(Entries with chart source code)
-*-*-

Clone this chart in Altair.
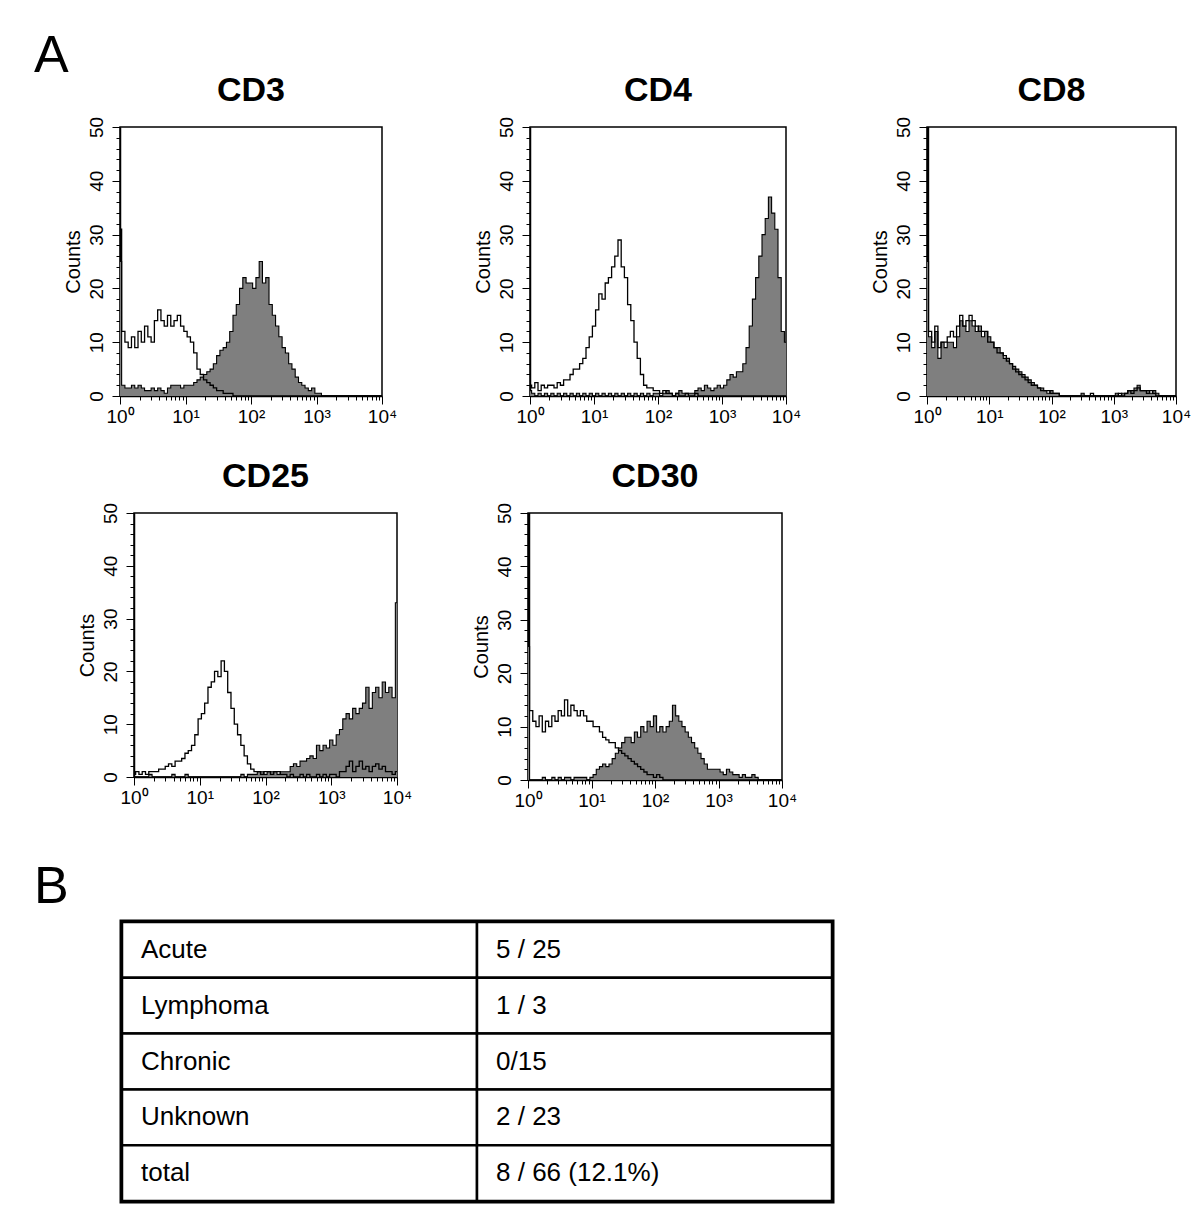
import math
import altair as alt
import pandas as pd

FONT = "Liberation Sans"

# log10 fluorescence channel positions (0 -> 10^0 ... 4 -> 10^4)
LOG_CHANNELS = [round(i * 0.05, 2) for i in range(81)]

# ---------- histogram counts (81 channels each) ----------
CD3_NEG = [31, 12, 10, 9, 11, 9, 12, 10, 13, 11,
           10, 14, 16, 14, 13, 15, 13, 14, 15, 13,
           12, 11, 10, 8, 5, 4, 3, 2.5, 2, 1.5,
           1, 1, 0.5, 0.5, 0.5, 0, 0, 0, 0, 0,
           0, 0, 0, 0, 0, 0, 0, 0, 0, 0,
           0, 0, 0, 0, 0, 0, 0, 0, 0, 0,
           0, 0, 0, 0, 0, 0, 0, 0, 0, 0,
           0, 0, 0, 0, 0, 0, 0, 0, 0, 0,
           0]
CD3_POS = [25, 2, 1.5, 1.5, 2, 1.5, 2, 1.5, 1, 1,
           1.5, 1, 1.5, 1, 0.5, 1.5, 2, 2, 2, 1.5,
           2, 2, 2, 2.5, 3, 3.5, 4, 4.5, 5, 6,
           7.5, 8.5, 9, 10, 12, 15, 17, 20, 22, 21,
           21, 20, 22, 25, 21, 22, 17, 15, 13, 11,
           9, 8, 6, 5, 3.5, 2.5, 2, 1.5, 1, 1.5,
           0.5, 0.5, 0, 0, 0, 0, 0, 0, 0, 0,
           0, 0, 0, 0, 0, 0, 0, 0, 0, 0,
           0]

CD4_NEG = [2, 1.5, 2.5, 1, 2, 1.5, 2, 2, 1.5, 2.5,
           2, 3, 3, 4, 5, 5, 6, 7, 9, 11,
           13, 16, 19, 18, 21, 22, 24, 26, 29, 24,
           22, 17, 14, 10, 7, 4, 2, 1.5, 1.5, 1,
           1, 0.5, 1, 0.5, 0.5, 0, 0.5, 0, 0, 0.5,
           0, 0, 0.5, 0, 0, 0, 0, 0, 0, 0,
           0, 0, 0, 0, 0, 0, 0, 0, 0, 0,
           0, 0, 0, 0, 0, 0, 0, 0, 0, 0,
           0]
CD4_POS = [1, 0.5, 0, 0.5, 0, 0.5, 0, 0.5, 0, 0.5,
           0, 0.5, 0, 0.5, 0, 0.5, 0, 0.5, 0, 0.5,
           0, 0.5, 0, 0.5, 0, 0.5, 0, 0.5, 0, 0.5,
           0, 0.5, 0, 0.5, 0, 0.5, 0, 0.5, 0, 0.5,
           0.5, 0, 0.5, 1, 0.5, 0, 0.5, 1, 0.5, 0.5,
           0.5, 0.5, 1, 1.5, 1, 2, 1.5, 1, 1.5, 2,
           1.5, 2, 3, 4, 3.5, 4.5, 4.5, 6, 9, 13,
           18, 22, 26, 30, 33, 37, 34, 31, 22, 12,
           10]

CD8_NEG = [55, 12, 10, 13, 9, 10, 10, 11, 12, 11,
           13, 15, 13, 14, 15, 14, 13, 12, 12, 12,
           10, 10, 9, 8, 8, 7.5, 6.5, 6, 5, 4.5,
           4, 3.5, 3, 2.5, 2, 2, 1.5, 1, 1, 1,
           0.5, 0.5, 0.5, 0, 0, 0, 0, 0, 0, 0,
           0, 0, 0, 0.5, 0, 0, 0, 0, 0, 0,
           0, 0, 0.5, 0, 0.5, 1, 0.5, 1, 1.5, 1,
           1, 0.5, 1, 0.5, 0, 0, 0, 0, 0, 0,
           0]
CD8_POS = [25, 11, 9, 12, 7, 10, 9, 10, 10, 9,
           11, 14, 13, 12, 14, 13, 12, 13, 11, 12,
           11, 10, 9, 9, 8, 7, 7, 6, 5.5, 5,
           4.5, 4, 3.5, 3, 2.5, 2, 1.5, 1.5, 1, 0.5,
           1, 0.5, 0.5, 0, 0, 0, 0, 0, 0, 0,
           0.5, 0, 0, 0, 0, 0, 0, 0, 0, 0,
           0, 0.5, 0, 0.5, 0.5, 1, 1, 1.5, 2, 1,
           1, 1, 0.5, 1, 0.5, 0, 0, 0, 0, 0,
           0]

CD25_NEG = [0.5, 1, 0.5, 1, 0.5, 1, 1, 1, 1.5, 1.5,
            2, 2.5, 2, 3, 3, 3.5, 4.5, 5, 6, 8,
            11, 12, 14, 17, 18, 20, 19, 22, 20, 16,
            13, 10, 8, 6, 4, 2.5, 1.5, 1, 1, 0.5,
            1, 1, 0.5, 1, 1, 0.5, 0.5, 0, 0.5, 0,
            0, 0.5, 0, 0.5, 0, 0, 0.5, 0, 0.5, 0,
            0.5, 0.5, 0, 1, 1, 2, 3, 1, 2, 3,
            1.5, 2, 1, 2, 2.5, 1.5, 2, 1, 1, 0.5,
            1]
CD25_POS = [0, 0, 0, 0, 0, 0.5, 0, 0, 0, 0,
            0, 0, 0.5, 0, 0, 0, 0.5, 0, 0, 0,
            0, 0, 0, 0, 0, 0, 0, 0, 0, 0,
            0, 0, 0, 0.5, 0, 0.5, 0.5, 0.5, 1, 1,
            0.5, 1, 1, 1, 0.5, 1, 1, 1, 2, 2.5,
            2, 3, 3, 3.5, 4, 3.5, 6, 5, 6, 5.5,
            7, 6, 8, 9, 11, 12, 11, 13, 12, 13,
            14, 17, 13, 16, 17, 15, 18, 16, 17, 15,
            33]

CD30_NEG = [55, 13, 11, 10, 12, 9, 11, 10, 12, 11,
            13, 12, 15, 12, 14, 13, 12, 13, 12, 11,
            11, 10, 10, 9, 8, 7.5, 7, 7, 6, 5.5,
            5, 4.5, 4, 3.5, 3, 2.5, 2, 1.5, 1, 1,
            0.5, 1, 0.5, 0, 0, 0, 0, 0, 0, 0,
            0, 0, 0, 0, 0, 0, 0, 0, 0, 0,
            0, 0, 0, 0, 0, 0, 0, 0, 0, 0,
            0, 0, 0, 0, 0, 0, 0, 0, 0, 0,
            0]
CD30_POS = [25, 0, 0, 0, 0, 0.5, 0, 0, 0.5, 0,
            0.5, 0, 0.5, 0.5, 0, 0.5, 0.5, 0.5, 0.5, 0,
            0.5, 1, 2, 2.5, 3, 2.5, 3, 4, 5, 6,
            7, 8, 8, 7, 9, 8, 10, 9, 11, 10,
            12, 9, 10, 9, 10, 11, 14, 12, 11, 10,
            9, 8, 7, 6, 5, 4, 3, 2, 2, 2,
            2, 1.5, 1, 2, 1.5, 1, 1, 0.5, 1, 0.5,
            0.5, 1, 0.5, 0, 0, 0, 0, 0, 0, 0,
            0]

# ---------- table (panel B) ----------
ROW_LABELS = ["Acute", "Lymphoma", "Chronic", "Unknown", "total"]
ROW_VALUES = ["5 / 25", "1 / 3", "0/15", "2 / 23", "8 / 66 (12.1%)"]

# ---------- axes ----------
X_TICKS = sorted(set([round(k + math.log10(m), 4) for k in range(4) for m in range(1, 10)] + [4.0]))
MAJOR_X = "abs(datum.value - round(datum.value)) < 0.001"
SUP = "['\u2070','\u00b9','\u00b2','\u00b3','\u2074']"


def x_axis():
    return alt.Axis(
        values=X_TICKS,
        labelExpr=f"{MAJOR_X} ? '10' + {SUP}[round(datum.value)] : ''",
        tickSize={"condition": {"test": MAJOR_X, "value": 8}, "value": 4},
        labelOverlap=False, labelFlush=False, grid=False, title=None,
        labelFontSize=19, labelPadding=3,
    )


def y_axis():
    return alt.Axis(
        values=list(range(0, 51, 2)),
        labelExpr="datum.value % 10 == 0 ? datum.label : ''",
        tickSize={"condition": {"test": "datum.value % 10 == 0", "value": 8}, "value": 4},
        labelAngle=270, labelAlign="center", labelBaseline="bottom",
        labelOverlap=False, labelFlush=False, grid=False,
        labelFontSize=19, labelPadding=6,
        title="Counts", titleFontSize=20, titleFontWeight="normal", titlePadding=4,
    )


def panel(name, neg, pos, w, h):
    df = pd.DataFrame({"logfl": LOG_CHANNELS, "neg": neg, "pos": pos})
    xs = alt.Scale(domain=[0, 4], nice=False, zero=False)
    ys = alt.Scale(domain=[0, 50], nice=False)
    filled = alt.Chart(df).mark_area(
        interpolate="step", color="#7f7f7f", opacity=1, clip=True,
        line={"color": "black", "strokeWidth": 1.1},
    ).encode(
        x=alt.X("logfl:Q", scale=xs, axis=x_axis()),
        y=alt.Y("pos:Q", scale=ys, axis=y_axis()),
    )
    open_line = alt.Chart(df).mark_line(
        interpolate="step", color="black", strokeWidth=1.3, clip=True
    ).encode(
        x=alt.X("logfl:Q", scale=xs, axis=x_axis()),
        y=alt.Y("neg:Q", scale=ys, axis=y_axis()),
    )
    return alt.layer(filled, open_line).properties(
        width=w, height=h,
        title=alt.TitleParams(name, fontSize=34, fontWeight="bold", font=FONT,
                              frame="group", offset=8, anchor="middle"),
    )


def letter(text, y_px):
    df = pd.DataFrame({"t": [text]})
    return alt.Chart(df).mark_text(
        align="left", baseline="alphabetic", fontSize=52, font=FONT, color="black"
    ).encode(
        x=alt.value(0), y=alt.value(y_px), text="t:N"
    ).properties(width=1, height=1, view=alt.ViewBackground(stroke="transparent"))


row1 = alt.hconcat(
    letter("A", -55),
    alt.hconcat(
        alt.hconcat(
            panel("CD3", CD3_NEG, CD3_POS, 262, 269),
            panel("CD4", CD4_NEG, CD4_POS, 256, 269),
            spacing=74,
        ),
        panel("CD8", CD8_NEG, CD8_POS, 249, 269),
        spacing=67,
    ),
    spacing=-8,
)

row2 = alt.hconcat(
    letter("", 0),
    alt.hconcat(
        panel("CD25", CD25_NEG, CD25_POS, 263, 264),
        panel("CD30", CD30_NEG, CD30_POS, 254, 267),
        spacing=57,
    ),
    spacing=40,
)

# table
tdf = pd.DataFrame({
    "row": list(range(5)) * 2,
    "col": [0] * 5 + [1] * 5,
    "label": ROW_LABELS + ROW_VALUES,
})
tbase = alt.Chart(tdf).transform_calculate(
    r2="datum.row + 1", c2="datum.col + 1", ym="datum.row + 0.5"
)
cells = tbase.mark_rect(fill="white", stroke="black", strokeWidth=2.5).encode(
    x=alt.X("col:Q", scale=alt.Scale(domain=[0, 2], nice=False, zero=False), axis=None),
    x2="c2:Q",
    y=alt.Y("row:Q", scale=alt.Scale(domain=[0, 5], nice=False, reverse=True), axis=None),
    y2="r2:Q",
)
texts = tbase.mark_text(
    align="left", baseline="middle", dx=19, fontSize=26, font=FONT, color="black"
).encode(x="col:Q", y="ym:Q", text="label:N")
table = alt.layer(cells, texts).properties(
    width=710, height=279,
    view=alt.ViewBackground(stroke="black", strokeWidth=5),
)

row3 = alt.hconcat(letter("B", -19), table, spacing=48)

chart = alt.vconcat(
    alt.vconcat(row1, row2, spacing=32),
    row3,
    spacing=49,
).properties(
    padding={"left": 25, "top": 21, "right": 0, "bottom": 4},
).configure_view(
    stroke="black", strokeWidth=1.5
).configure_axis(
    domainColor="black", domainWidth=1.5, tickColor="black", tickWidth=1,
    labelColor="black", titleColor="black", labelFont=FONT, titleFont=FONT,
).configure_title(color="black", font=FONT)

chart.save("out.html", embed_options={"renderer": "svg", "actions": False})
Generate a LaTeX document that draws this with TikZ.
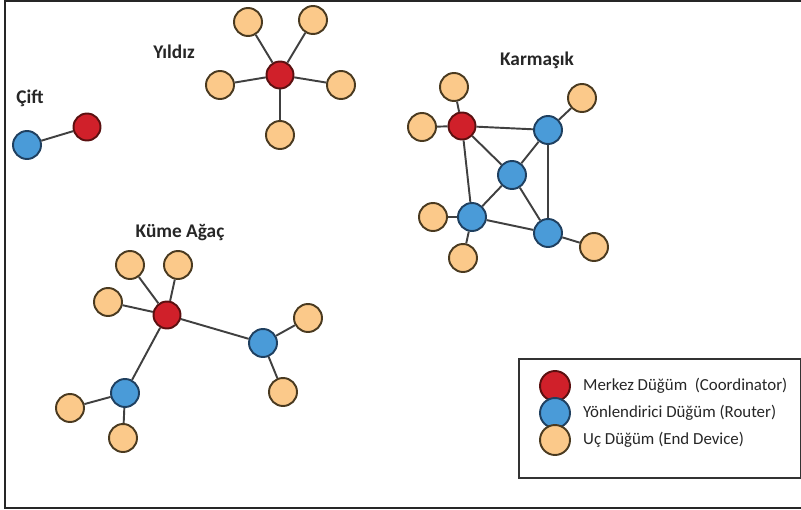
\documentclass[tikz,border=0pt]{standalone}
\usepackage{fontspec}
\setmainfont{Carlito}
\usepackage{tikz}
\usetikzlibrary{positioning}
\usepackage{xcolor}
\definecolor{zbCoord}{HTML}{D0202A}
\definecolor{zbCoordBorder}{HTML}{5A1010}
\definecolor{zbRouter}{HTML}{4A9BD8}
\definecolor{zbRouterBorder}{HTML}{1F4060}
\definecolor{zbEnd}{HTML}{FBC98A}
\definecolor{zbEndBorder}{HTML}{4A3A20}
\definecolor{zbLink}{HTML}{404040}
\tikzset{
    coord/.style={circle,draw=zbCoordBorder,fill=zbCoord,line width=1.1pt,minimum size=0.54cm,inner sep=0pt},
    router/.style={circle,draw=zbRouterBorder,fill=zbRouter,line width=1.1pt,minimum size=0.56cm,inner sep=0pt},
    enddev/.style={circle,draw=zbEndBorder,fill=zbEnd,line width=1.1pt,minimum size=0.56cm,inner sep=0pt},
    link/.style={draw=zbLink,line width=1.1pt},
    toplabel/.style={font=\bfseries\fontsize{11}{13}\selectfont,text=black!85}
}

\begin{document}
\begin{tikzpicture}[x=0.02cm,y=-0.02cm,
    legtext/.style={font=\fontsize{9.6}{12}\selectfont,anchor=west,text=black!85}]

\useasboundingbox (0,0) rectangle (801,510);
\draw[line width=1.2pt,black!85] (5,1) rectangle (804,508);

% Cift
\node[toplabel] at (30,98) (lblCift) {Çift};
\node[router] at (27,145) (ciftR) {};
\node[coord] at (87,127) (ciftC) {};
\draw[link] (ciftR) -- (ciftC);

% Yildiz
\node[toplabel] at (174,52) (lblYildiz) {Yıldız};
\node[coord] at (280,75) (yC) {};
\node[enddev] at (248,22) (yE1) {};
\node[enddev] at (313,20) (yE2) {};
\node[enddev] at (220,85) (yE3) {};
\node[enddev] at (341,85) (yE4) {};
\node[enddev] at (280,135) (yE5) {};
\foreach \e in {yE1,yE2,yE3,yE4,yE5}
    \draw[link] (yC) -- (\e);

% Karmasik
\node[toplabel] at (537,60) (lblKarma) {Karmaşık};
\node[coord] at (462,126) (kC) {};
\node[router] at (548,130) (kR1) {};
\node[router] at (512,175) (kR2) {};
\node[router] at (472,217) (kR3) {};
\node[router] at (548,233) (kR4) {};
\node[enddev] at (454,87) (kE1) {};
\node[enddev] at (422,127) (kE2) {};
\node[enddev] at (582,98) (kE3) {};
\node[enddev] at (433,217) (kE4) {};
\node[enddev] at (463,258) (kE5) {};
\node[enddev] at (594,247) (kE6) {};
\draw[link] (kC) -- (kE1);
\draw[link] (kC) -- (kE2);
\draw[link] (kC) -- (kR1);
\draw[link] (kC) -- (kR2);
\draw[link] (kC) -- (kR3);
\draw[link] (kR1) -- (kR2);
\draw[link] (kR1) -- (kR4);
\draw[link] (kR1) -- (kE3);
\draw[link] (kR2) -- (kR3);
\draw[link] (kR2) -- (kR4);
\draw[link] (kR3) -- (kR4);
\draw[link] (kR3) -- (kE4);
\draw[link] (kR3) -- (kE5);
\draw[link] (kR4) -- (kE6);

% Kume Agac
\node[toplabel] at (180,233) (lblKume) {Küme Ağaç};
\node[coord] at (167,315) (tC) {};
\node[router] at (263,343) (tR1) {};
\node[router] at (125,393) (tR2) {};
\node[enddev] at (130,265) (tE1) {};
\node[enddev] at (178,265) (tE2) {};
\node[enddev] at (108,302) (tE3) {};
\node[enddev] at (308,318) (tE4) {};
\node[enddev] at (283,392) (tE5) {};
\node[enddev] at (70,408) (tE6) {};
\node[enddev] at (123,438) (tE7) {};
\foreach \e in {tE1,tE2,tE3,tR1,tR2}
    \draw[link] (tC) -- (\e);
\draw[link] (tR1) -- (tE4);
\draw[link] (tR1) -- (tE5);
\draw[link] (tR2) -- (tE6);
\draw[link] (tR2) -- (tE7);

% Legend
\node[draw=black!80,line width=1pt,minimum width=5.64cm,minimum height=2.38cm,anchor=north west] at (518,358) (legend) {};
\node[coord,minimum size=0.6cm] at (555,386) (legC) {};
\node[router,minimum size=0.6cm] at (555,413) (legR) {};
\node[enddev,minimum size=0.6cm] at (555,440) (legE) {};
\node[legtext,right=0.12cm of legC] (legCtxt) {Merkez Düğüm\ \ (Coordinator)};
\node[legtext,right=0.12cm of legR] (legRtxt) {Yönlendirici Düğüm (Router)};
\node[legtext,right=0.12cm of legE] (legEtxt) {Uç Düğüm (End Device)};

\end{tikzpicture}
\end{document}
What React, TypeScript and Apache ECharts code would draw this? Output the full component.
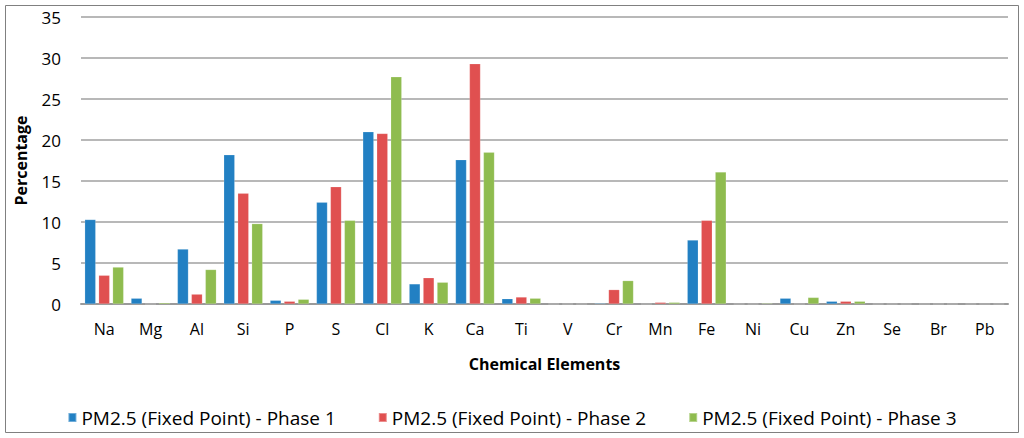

-*-*-

*AIM*:
Return only the lines running from the top of the data to the line that holds "LOG_CHANNELS = [round(i". Include both of those lines, but skip the pictures.

*SOLVED PROBLEM*:
Clone this chart in Altair.
import math
import altair as alt
import pandas as pd

FONT = "Liberation Sans"

# log10 fluorescence channel positions (0 -> 10^0 ... 4 -> 10^4)
LOG_CHANNELS = [round(i * 0.05, 2) for i in range(81)]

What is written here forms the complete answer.